In search of the wife and muse of James Joyce

by David Hill / 23 December, 2017

James Joyce and Nora Barnacle. Photo/Getty

A search for Nora Barnacle, the wife and muse of James Joyce, comes to an abrupt end.

You can’t take a step in Dublin without tripping over James Joyce. Literally. Small, dangerously raised plaques in the footpath mark every place where Leopold Bloom paused on his Ulysses odyssey. Then there’s the James Joyce Centre, complete with the front door from 7 Eccles St, where the Blooms supposedly lived. There are JJ statues, guided walks, readings, even the odd book.

Meanwhile, on the other side of Ireland, the author is acknowledged in the form of the country’s smallest and possibly most seldom-open museum.

That second attribute is understandable. Nora Barnacle’s house in Galway is a private home. Entry is possible only because of the owners’ generosity – and not when they’re on holiday: a handwritten notice in the front window once advised that “the Nora Barnacle House will not be open this year”.

Joyce met Nora in 1904. On a brief visit home from his self-imposed exile in Paris, he was walking down Dublin’s Nassau St in his canvas shoes and yachting cap when he saw the tall young brown-haired woman, who’d just arrived in town to work as a hotel chambermaid. His boozing dad, when he heard Nora’s surname, is supposed to have grunted, “At least she’ll stick with him.” Somebody had to say it.

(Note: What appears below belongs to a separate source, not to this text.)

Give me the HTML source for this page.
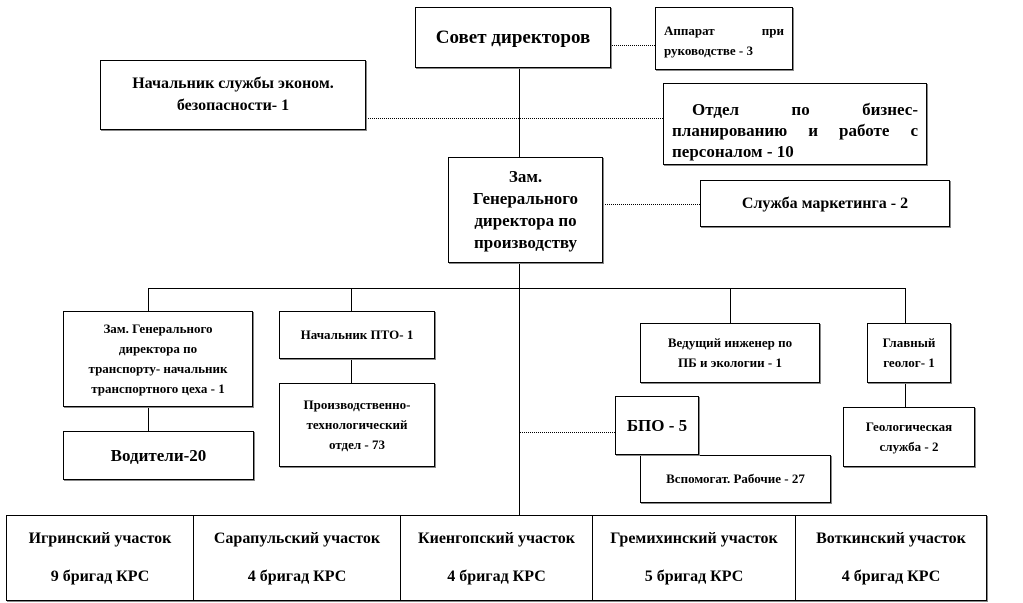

Nora sounds a far more attractive person than her husband. She never tried to be an intellectual companion – she famously said, “Well, Jim, I haven’t read any of your books, but I’ll have to some day because they must be good considering how well they sell.”

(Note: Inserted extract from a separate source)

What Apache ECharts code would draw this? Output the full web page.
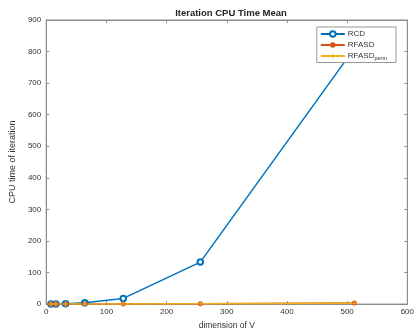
<!DOCTYPE html>
<html>
<head>
<meta charset="utf-8">
<script src="https://cdn.jsdelivr.net/npm/echarts@6/dist/echarts.min.js"></script>
<style>
  html, body { margin: 0; padding: 0; background: #fff; }
  #chart { width: 417px; height: 335px; }
</style>
</head>
<body>
<div id="chart"></div>
<script>
// Problem sizes (dimension of V)
const dims = [8, 16, 32, 64, 128, 256, 512];
// Mean CPU time per iteration for each method
const rcd = [0.1, 0.3, 1, 4, 18, 133, 810];
const rfasd = [0.02, 0.05, 0.1, 0.2, 0.5, 1.2, 3.5];
const rfasdPerm = [0.02, 0.04, 0.1, 0.2, 0.4, 1.0, 3.0];

const xTicks = { min: 0, max: 600, interval: 100 };
const yTicks = { min: 0, max: 900, interval: 100 };

const FONT = '"Liberation Sans", Arial, sans-serif';
const AXIS_COLOR = '#8c8c8c';
const TEXT_COLOR = '#333333';

const pairs = (ys) => dims.map((d, i) => [d, ys[i]]);

// thin "+" marker outline
const plusPath = 'path://M4.2,0 H5.8 V4.2 H10 V5.8 H5.8 V10 H4.2 V5.8 H0 V4.2 H4.2 Z';

const chart = echarts.init(document.getElementById('chart'), null, { renderer: 'canvas' });

const baseAxisLine = { show: true, onZero: false, lineStyle: { color: AXIS_COLOR, width: 1 } };
const tickIn = { show: true, inside: true, length: 3, lineStyle: { color: AXIS_COLOR } };

chart.setOption({
  animation: false,
  backgroundColor: '#ffffff',
  title: {
    text: 'Iteration CPU Time Mean',
    left: 226, top: 3,
    textAlign: 'center',
    textStyle: { fontFamily: FONT, fontSize: 9.5, fontWeight: 'bold', color: '#222' }
  },
  grid: {
    left: 45, top: 20, right: 9.5, bottom: 30, containLabel: false,
    show: true, borderColor: AXIS_COLOR, borderWidth: 1, backgroundColor: 'transparent'
  },
  legend: {
    right: 21, top: 27,
    orient: 'vertical',
    backgroundColor: '#fff',
    borderColor: '#999',
    borderWidth: 1,
    padding: [2, 9, 1, 3],
    itemGap: 1,
    itemWidth: 24,
    itemHeight: 7,
    textStyle: {
      fontFamily: FONT, fontSize: 8, color: TEXT_COLOR, padding: [0, 0, 0, -2],
      lineHeight: 10,
      rich: { sub: { fontSize: 5.5, fontFamily: FONT, color: TEXT_COLOR, padding: [5, 0, 0, 0] } }
    },
    formatter: (name) => name === 'RFASDperm' ? 'RFASD{sub|perm}' : name,
    data: ['RCD', 'RFASD', 'RFASDperm']
  },
  xAxis: [{
    type: 'value', ...xTicks,
    position: 'bottom',
    name: 'dimension of V',
    nameLocation: 'middle', nameGap: 16,
    nameTextStyle: { fontFamily: FONT, fontSize: 8.5, color: TEXT_COLOR },
    axisLine: baseAxisLine, axisTick: tickIn,
    axisLabel: { fontFamily: FONT, fontSize: 8, color: TEXT_COLOR, margin: 4 },
    splitLine: { show: false }
  }, {
    type: 'value', ...xTicks,
    position: 'top',
    axisLine: baseAxisLine, axisTick: tickIn,
    axisLabel: { show: false }, splitLine: { show: false }
  }],
  yAxis: [{
    type: 'value', ...yTicks,
    position: 'left',
    name: 'CPU time of iteration',
    nameLocation: 'middle', nameGap: 21,
    nameTextStyle: { fontFamily: FONT, fontSize: 9, color: TEXT_COLOR },
    axisLine: baseAxisLine, axisTick: tickIn,
    axisLabel: { fontFamily: FONT, fontSize: 8, color: TEXT_COLOR, margin: 5 },
    splitLine: { show: false }
  }, {
    type: 'value', ...yTicks,
    position: 'right',
    axisLine: baseAxisLine, axisTick: tickIn,
    axisLabel: { show: false }, splitLine: { show: false }
  }],
  series: [{
    name: 'RCD', type: 'line',
    data: pairs(rcd),
    symbol: 'emptyCircle', symbolSize: 5.5,
    lineStyle: { color: '#0072BD', width: 1.5 },
    itemStyle: { color: '#0072BD', borderWidth: 1, borderColor: '#0072BD' }
  }, {
    name: 'RFASD', type: 'line',
    data: pairs(rfasd),
    symbol: 'circle', symbolSize: 5,
    lineStyle: { color: '#D95319', width: 1.5 },
    itemStyle: { color: '#D95319' }
  }, {
    name: 'RFASDperm', type: 'line',
    data: pairs(rfasdPerm),
    symbol: plusPath, symbolSize: 6,
    lineStyle: { color: '#EDB120', width: 1.5 },
    itemStyle: { color: '#EDB120' }
  }]
});
</script>
</body>
</html>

The couple didn’t spend much time in Galway. Joyce went there only a couple of times. Nora returned with the kids in 1922 to visit what Joyce charmingly called “her native dunghill” but was forced to flee town in a railway carriage, fired on by the IRA as civil war broke out.

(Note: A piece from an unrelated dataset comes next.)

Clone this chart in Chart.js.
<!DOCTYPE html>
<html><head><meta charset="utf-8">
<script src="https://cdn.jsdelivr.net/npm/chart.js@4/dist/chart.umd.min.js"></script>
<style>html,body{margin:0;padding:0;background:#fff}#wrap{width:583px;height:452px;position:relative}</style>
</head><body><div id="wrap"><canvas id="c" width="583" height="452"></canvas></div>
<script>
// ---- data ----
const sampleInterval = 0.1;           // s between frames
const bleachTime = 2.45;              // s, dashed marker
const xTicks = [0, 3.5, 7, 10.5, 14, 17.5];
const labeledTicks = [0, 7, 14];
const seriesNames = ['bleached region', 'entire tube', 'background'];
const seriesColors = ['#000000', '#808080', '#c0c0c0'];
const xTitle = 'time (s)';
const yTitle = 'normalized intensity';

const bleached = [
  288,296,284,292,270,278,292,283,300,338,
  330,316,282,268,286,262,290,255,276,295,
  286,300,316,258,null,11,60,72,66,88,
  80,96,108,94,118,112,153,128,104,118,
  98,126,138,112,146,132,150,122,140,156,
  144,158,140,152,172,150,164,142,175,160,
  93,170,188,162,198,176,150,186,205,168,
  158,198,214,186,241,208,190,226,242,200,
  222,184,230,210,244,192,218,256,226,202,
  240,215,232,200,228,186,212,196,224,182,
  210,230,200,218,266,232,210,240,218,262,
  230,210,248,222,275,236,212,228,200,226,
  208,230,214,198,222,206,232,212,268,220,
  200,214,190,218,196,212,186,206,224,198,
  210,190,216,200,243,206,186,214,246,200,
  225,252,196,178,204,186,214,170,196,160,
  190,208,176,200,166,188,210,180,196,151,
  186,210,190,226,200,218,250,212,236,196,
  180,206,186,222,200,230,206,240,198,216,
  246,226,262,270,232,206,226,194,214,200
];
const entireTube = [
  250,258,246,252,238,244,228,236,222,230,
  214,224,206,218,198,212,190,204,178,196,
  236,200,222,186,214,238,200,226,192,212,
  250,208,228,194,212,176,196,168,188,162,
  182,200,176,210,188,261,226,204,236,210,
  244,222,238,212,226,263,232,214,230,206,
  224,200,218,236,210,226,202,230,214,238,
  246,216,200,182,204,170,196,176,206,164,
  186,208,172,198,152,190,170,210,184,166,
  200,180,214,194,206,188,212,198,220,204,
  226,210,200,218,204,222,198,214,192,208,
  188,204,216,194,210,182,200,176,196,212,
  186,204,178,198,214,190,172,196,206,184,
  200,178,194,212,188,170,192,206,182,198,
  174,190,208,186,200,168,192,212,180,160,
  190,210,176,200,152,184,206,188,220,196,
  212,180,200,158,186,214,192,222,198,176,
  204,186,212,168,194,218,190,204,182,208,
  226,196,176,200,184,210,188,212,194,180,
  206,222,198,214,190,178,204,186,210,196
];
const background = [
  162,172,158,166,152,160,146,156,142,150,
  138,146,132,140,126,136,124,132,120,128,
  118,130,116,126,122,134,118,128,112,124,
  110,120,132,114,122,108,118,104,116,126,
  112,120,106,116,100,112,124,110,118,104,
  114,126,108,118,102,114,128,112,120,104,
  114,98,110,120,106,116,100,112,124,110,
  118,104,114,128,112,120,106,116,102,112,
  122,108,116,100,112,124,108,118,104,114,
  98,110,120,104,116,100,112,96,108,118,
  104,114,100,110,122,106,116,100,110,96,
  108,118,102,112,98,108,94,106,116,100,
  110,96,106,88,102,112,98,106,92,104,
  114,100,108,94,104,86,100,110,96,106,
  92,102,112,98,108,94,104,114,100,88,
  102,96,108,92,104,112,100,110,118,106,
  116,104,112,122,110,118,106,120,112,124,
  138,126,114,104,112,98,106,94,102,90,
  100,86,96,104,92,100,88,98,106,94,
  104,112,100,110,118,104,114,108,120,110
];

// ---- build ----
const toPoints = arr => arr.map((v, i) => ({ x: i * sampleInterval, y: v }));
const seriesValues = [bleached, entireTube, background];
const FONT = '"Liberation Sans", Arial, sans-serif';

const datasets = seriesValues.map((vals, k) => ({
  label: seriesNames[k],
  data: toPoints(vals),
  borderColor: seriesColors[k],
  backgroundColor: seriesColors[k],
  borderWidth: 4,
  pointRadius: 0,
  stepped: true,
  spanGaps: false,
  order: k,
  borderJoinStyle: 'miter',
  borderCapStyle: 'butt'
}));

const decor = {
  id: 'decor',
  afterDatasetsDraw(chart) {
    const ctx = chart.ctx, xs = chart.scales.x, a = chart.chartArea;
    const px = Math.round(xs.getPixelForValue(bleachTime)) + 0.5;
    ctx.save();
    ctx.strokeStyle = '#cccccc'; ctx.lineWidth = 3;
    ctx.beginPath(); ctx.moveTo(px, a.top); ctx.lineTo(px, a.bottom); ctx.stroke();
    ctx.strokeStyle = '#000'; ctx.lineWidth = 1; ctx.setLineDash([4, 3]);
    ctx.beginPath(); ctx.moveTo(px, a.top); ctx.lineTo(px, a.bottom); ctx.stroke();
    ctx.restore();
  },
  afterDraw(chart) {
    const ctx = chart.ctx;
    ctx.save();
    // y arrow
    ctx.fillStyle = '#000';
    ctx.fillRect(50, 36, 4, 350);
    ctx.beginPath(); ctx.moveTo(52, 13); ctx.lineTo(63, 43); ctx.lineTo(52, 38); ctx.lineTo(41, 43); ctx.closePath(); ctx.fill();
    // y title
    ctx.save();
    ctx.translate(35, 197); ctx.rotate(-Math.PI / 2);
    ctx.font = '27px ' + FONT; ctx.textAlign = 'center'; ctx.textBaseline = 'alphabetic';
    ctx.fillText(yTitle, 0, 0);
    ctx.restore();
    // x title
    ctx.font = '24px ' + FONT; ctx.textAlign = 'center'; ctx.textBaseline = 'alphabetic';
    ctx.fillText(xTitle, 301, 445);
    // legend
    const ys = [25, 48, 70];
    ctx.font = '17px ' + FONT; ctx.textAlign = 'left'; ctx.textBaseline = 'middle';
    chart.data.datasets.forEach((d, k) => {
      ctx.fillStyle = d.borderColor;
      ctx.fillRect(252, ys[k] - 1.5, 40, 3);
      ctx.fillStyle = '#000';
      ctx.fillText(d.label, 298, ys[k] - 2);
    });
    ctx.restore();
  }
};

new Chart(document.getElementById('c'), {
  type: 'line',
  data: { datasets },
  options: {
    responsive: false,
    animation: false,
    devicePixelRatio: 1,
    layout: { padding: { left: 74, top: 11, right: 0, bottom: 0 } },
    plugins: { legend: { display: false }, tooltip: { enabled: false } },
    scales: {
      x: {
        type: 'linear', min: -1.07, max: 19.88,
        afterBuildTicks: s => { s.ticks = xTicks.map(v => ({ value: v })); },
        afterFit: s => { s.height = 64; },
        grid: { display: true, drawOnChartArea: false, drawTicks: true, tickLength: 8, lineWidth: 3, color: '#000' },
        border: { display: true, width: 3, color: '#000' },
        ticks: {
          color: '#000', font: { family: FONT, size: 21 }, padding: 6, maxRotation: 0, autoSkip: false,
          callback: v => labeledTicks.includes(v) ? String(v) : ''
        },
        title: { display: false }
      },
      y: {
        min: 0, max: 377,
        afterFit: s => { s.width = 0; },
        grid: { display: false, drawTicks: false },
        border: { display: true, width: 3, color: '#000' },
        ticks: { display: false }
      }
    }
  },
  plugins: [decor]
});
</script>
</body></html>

I’d read what I could about the NB House before I reached Ireland. I knew Nora had lived in it with her mother and six younger siblings, cooking over an open fire and with no running water.

I knew also that it showed some of the couple’s letters and photos, but was mainly a carefully preserved early 20th century house. So not much in the way of Joyceana, and I refuse to believe that there’s such a thing as Barnacleana. But I wanted to see it to scratch my tourist’s itch.

At the tourist office, Niamh had never heard of it and Siobhan thought it was listed somewhere. But Morag nodded instantly: “Certainly, sorr,” she said. “Open till tree o’clock every day. Nice little place, to be sure.”

I was there at noon the following day, holding Morag’s meticulously drawn map. No 8 Bowling Green – a twisty little alley 100m from the gift shops selling shamrock boxers and leprechaun bras; a couple of turns from the salmon weir (fenced off since people started chucking themselves into its maelstrom) and St Nicholas’ Church with its single smirking angel, the one that Cromwell’s troops somehow missed beheading.

A little plaque on the front wall announced the house’s identity. It was just as I’d pictured and the few sources described: the smallest house in the street, with a pale-grey plaster exterior. A single window downstairs lit the kitchen, dining room and occasional bedroom; another upstairs for the other bedrooms.

Inside, the sources said, I’d find those photos and letters, plus whitewashed walls, iron bed and crucifix, sideboard crammed with “unmemorable crockery”. The NB House doesn’t claim to be much.

I moved towards the door. A small notice in the downstairs window, presumably a list of entrance fees, caught my eye. I reached for my euros.

But I’d overreached. The sign – handwritten once again – read “CLOSED”.

I did what I always do when things go wrong and stamped my foot. I exclaimed “Begorrah!” … or a similar-sounding word. But I had found the place and seen its exterior. Plus I remembered Margaret Atwood’s comment that wanting to meet a writer because you’ve read his or her books is like wanting to meet a duck because you like pâté.

And after all, the visit wasn’t wasted: I had got to hear Morag say “to be sure”.